Why I read it: My friend, Peggy, passed it on to me.
Tapisserie de Bayeux: Photos and Captions of Bayeux Tapestry, published by Éditions Artaud Frères, 5/5
This high-quality souvenir book contains photos of the complete 11th-century Bayeux Tapestry and terse captions in six languages, outlining events leading up to the Norman conquest of England and culminating in spoilers King Harold’s death at the Battle of Hastings in 1066. The needlework is charmingly quirky, from the multi-colored horses to the occasional nude figures in the border, proudly displaying their embroidered nethers to my extreme amusement.

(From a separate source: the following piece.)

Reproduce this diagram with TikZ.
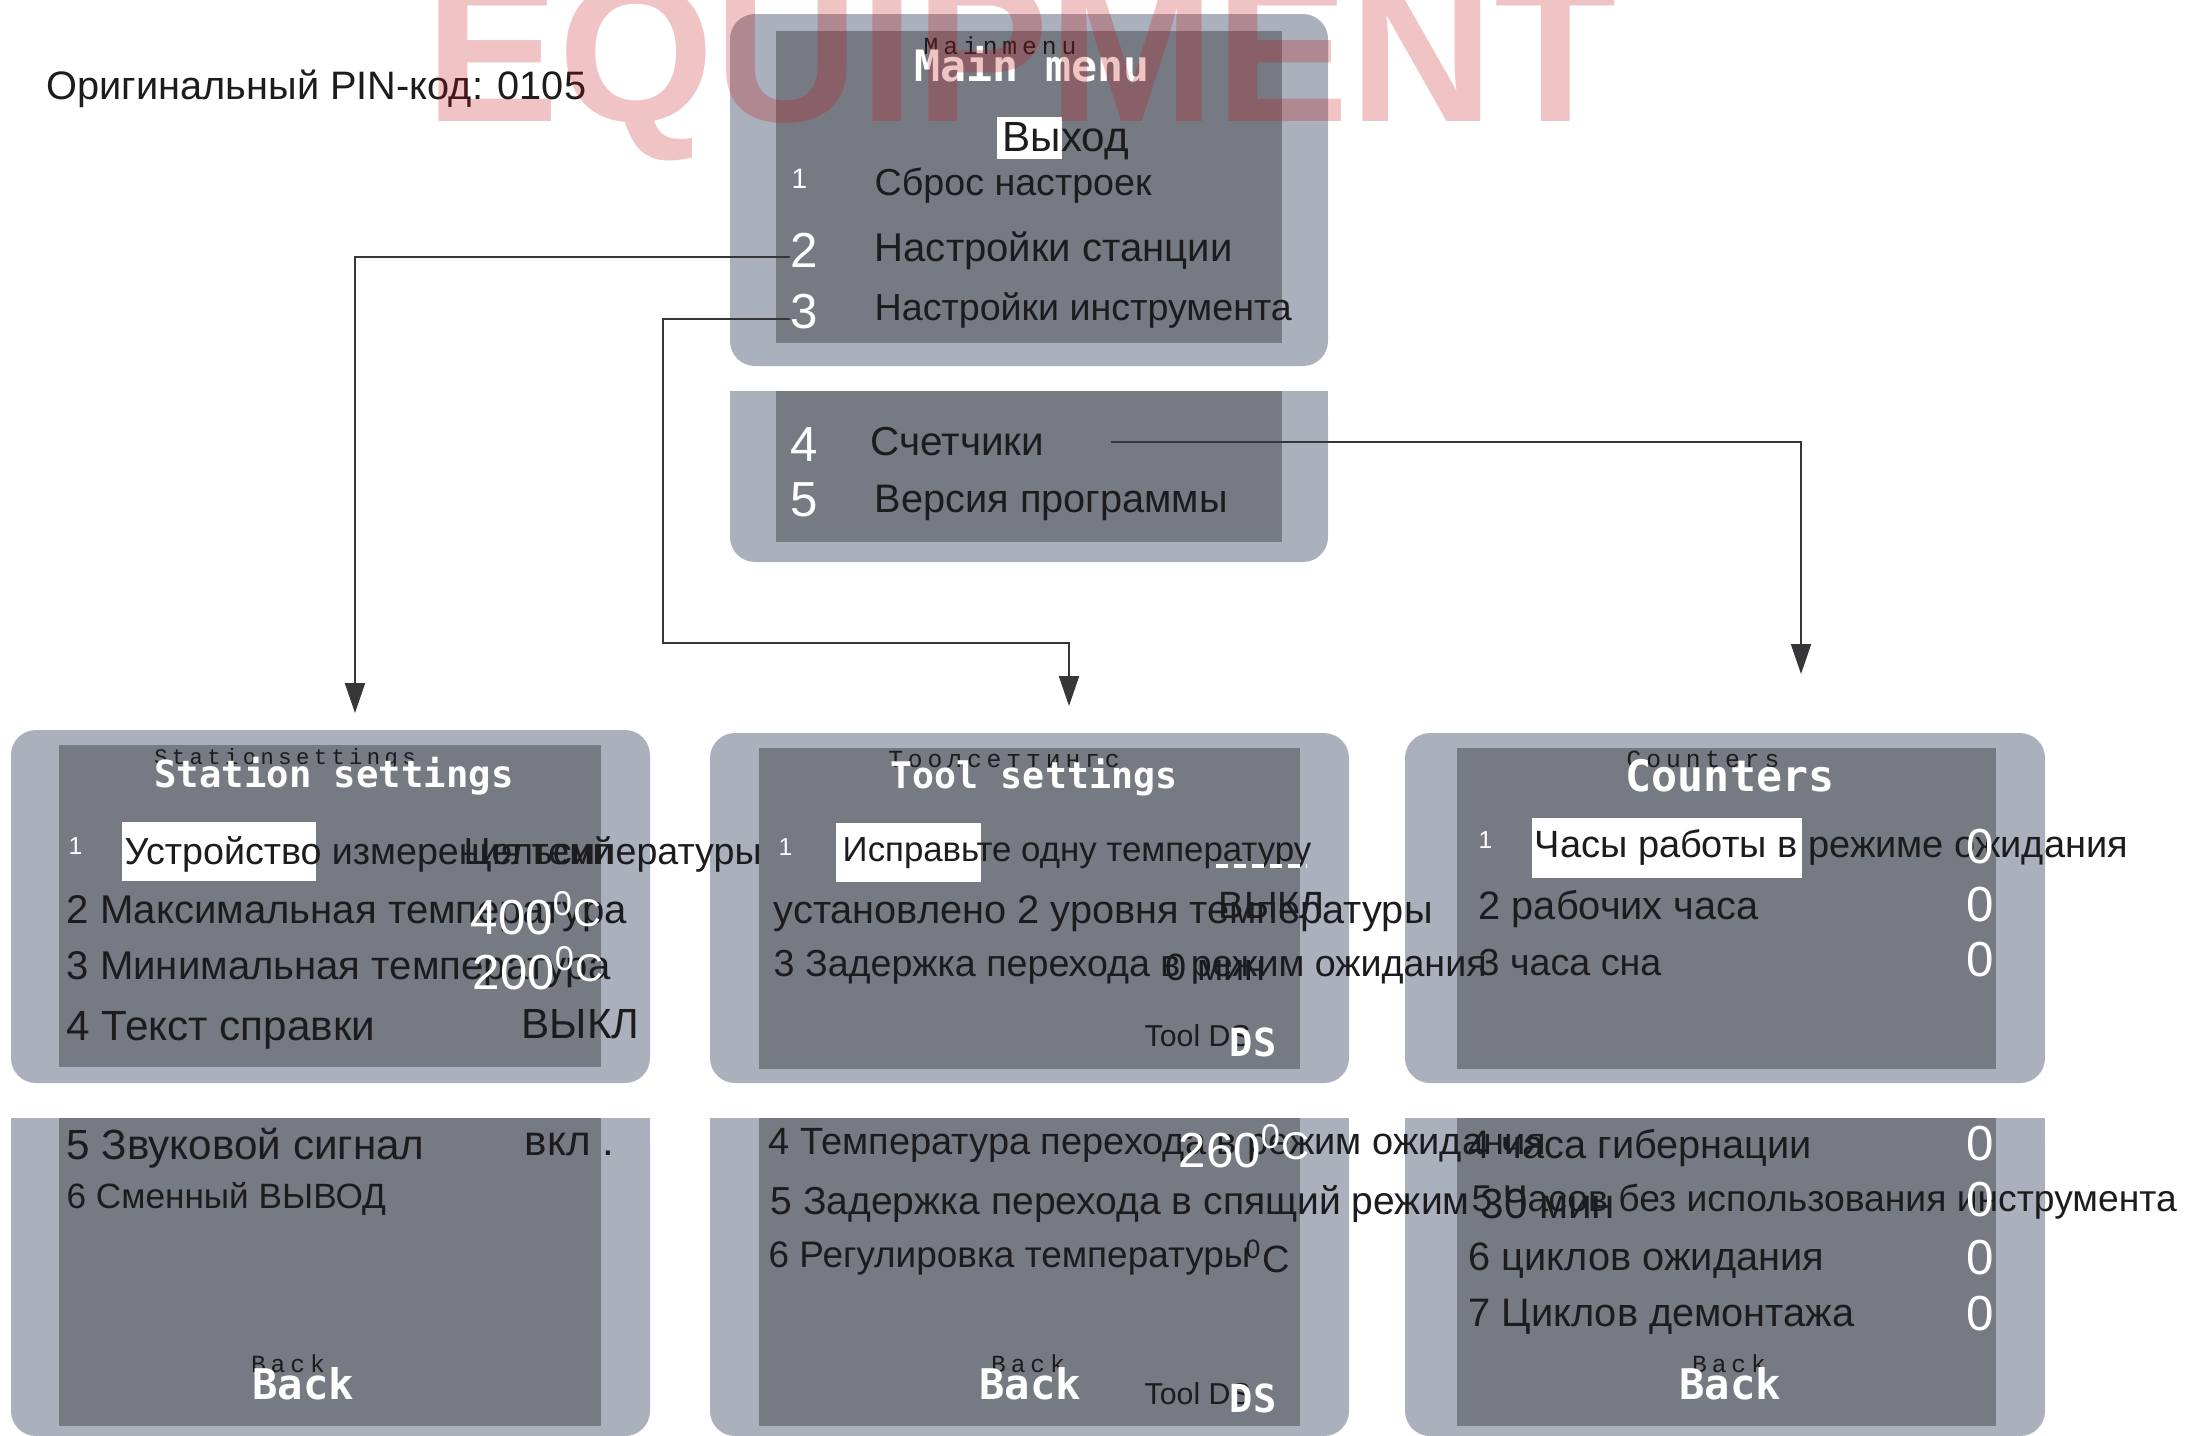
\documentclass[tikz,border=0pt]{standalone}
\usepackage{fontspec}
\setmainfont{Liberation Sans}
\newfontfamily\pixfont{DejaVu Sans Mono}
\newfontfamily\tagfont[LetterSpace=20]{Liberation Mono}
\usetikzlibrary{arrows.meta,positioning}

\definecolor{frame}{RGB}{170,176,188}
\definecolor{screen}{RGB}{118,122,131}
\definecolor{ink}{RGB}{28,28,30}
\definecolor{wire}{RGB}{55,55,58}
\definecolor{stamp}{RGB}{195,20,20}

\newcommand{\degC}{\textsuperscript{0}\raisebox{0.3ex}{\fontsize{11}{11}\selectfont C}}

\begin{document}
\begin{tikzpicture}[x=0.01cm, y=-0.01cm,
    frame/.style = {fill=frame, rounded corners=0.25cm},
    screen/.style = {fill=screen},
    hl/.style = {fill=white},
    txt/.style = {font=\fontsize{#1}{#1}\selectfont, text=ink, anchor=west, inner sep=0, yshift=-0.04cm},
    txt/.default = 12,
    num/.style = {font=\fontsize{#1}{#1}\selectfont, text=white, anchor=west, inner sep=0},
    num/.default = 14,
    pix/.style = {font=\pixfont\bfseries\fontsize{#1}{#1}\selectfont, text=white, inner sep=0},
    tag/.style = {font=\tagfont\fontsize{#1}{#1}\selectfont, text=ink, inner sep=0},
    tag/.default = 7,
    link/.style = {draw=wire, line width=0.6pt, -{Triangle[length=0.3cm, width=0.2cm]}}]
  \useasboundingbox (0,0) rectangle (2192,1435);

  % panels
  \fill[frame] (730,14) rectangle (1328,366);
  \fill[screen] (776,31) rectangle (1282,343);
  \fill[frame] (730,391) rectangle (1328,562);
  \fill[frame, sharp corners] (730,391) rectangle (1328,450);
  \fill[screen] (776,391) rectangle (1282,542);

  \fill[frame] (11,730) rectangle (650,1083);
  \fill[screen] (59,745) rectangle (601,1067);
  \fill[frame] (11,1118) rectangle (650,1436);
  \fill[frame, sharp corners] (11,1118) rectangle (650,1200);
  \fill[screen] (59,1118) rectangle (601,1426);

  \fill[frame] (710,733) rectangle (1349,1083);
  \fill[screen] (759,748) rectangle (1300,1069);
  \fill[frame] (710,1118) rectangle (1349,1436);
  \fill[frame, sharp corners] (710,1118) rectangle (1349,1200);
  \fill[screen] (759,1118) rectangle (1300,1426);

  \fill[frame] (1405,733) rectangle (2045,1083);
  \fill[screen] (1457,748) rectangle (1996,1069);
  \fill[frame] (1405,1118) rectangle (2045,1436);
  \fill[frame, sharp corners] (1405,1118) rectangle (2045,1200);
  \fill[screen] (1457,1118) rectangle (1996,1426);

  % highlights
  \fill[hl] (997,117) rectangle (1062,159);
  \fill[hl] (122,822) rectangle (316,881);
  \fill[hl] (836,823) rectangle (981,882);
  \fill[hl] (1532,818) rectangle (1802,878);

  \node[txt=11.3] (pin) at (46,85) {Оригинальный PIN-код: 0105};

  % main menu
  \node[tag] (mmtag) at (1000,46) {Mainmenu};
  \node[pix=12.3] (mmtitle) at (1032,64) {Main menu};
  \node[txt] (exit) at (1002,137) {Выход};
  \node[num=8] (n1) at (791,179) {1};
  \node[txt=10.7] (reset) at (874,182) {Сброс настроек};
  \node[num] (n2) at (790,250) {2};
  \node[txt=11.4] (station) at (874,247) {Настройки станции};
  \node[num] (n3) at (790,312) {3};
  \node[txt=10.7] (tools) at (874,306) {Настройки инструмента};
  \node[num] (n4) at (790,445) {4};
  \node[txt=11.5] (counters) at (870,438) {Счетчики};
  \node[num] (n5) at (790,500) {5};
  \node[txt=11.3] (version) at (874,499) {Версия программы};

  % station settings
  \node[tag=6.3] (sttag) at (285,759) {Stationsettings};
  \node[pix=10.6] (sttitle) at (334,776) {Station settings};
  \node[num=7] (s1) at (68,846) {1};
  \node[txt=10.7] (s1t) at (124,850) {Устройство измерения температуры};
  \node[txt=10.7] (s1v) at (463,850) {Цельсий};
  \node[txt=11.4] (s2t) at (66,910) {2 Максимальная температура};
  \node[num] (s2v) at (470,913) {400\degC};
  \node[txt=11.4] (s3t) at (66,966) {3 Минимальная температура};
  \node[num] (s3v) at (472,968) {200\degC};
  \node[txt] (s4t) at (66,1026) {4 Текст справки};
  \node[txt] (s4v) at (521,1020) {ВЫКЛ};
  \node[txt] (s5t) at (66,1144) {5 Звуковой сигнал};
  \node[txt] (s5v) at (524,1141) {вкл .};
  \node[txt=10] (s6t) at (66,1195) {6 Сменный ВЫВОД};
  \node[tag] (stback) at (288,1364) {Back};
  \node[pix=12] (stbackpix) at (303,1384) {Back};

  % tool settings
  \node[tag] (tltag) at (1004,759) {Тоолсеттингс};
  \node[pix=10.4] (tltitle) at (1034,777) {Tool settings};
  \node[num=7] (t1) at (778,847) {1};
  \node[txt=9.9] (t1t) at (842,849) {Исправьте одну температуру};
  \draw[white, line width=1pt, dash pattern=on 0.12cm off 0.06cm] (1216,866) -- (1307,866);
  \node[txt=11.3] (t2t) at (773,910) {установлено 2 уровня температуры};
  \node[txt=10.8] (t2v) at (1218,902) {ВЫКЛ};
  \node[txt=10.7] (t3t) at (773,963) {3 Задержка перехода в режим ожидания};
  \node[txt=10.8] (t3v) at (1165,963) {0 мин};
  \node[txt=8.6] (tlds) at (1144,1032) {Tool DS};
  \node[pix=11] (tldspix) at (1253,1042) {DS};
  \node[txt=10.8] (t4t) at (768,1141) {4 Температура перехода в режим ожидания};
  \node[num] (t4v) at (1178,1146) {260\degC};
  \node[txt=11.1] (t5t) at (770,1200) {5 Задержка перехода в спящий режим};
  \node[txt] (t5v) at (1480,1200) {30 мин};
  \node[txt=10.5] (t6t) at (768,1254) {6 Регулировка температуры};
  \node[txt=10.8] (t6v) at (1245,1252) {\textsuperscript{0}C};
  \node[tag] (tlback) at (1028,1364) {Back};
  \node[pix=12] (tlbackpix) at (1030,1384) {Back};
  \node[txt=8.6] (tlds2) at (1144,1390) {Tool DS};
  \node[pix=11] (tlds2pix) at (1253,1398) {DS};

  % counters
  \node[tag] (cttag) at (1703,759) {Counters};
  \node[pix=12.3] (cttitle) at (1730,776) {Counters};
  \node[num=7] (c1) at (1478,840) {1};
  \node[txt=10.8] (c1t) at (1534,843) {Часы работы в режиме ожидания};
  \node[num] (c1v) at (1966,847) {0};
  \node[txt=11.3] (c2t) at (1478,905) {2 рабочих часа};
  \node[num] (c2v) at (1966,905) {0};
  \node[txt=10.7] (c3t) at (1478,959) {3 часа сна};
  \node[num] (c3v) at (1966,960) {0};
  \node[txt=11.3] (c4t) at (1468,1144) {4 часа гибернации};
  \node[num] (c4v) at (1966,1144) {0};
  \node[txt=10.6] (c5t) at (1471,1198) {5 Часов без использования инструмента};
  \node[num] (c5v) at (1966,1200) {0};
  \node[txt=11.3] (c6t) at (1468,1257) {6 циклов ожидания};
  \node[num] (c6v) at (1966,1258) {0};
  \node[txt=11.3] (c7t) at (1468,1313) {7 Циклов демонтажа};
  \node[num] (c7v) at (1966,1314) {0};
  \node[tag] (ctback) at (1729,1364) {Back};
  \node[pix=12] (ctbackpix) at (1730,1384) {Back};

  % connectors
  \coordinate (stationIn) at (355,713);
  \coordinate (toolBend) at (663,643);
  \coordinate (toolIn) at (1069,706);
  \coordinate (countersIn) at (1801,674);
  \draw[link] ([yshift=-0.07cm]n2.west) -| (stationIn);
  \draw[link] ([yshift=-0.07cm]n3.west) -| (toolBend) -| (toolIn);
  \draw[link, shorten <=0.66cm] (counters.east) -| (countersIn);

  % watermark
  \node[font=\bfseries\fontsize{57}{57}\selectfont, text=stamp, text opacity=0.25,
        anchor=base, inner sep=0] (stampmark) at (1021,121) {EQUIPMENT};
\end{tikzpicture}
\end{document}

Why I read it: this book has been in my to-read pile for so long that I can’t remember where or when I bought it. Glad I did, though!
Sophie’s World: A Novel About the History of Philosophy by Jostein Gaarder, translated by Paulette Møller, 2/5
The most thought-provoking aspect of this reading experience was simply trying to understand how a book featuring such peculiarly bad writing could be published at all, much less become an “international bestseller.” Half of it consists of dialogue between two-dimensional characters, so stilted and unnatural it has to be read to be believed. The other half reads like increasingly vague course descriptions for philosophy classes taught by someone who considers Wikipedia articles to be the pinnacle of literary accomplishment through the ages. In my experience, fiction writing this bad generally relies on themes like sex, mystery or fantasy to attract readers, so I guess in a twisted way this book’s very existence is a testament to the powerful appeal of philosophical ideas and the ubiquity of existential angst.
Why I read it: recommended to me by a gym friend.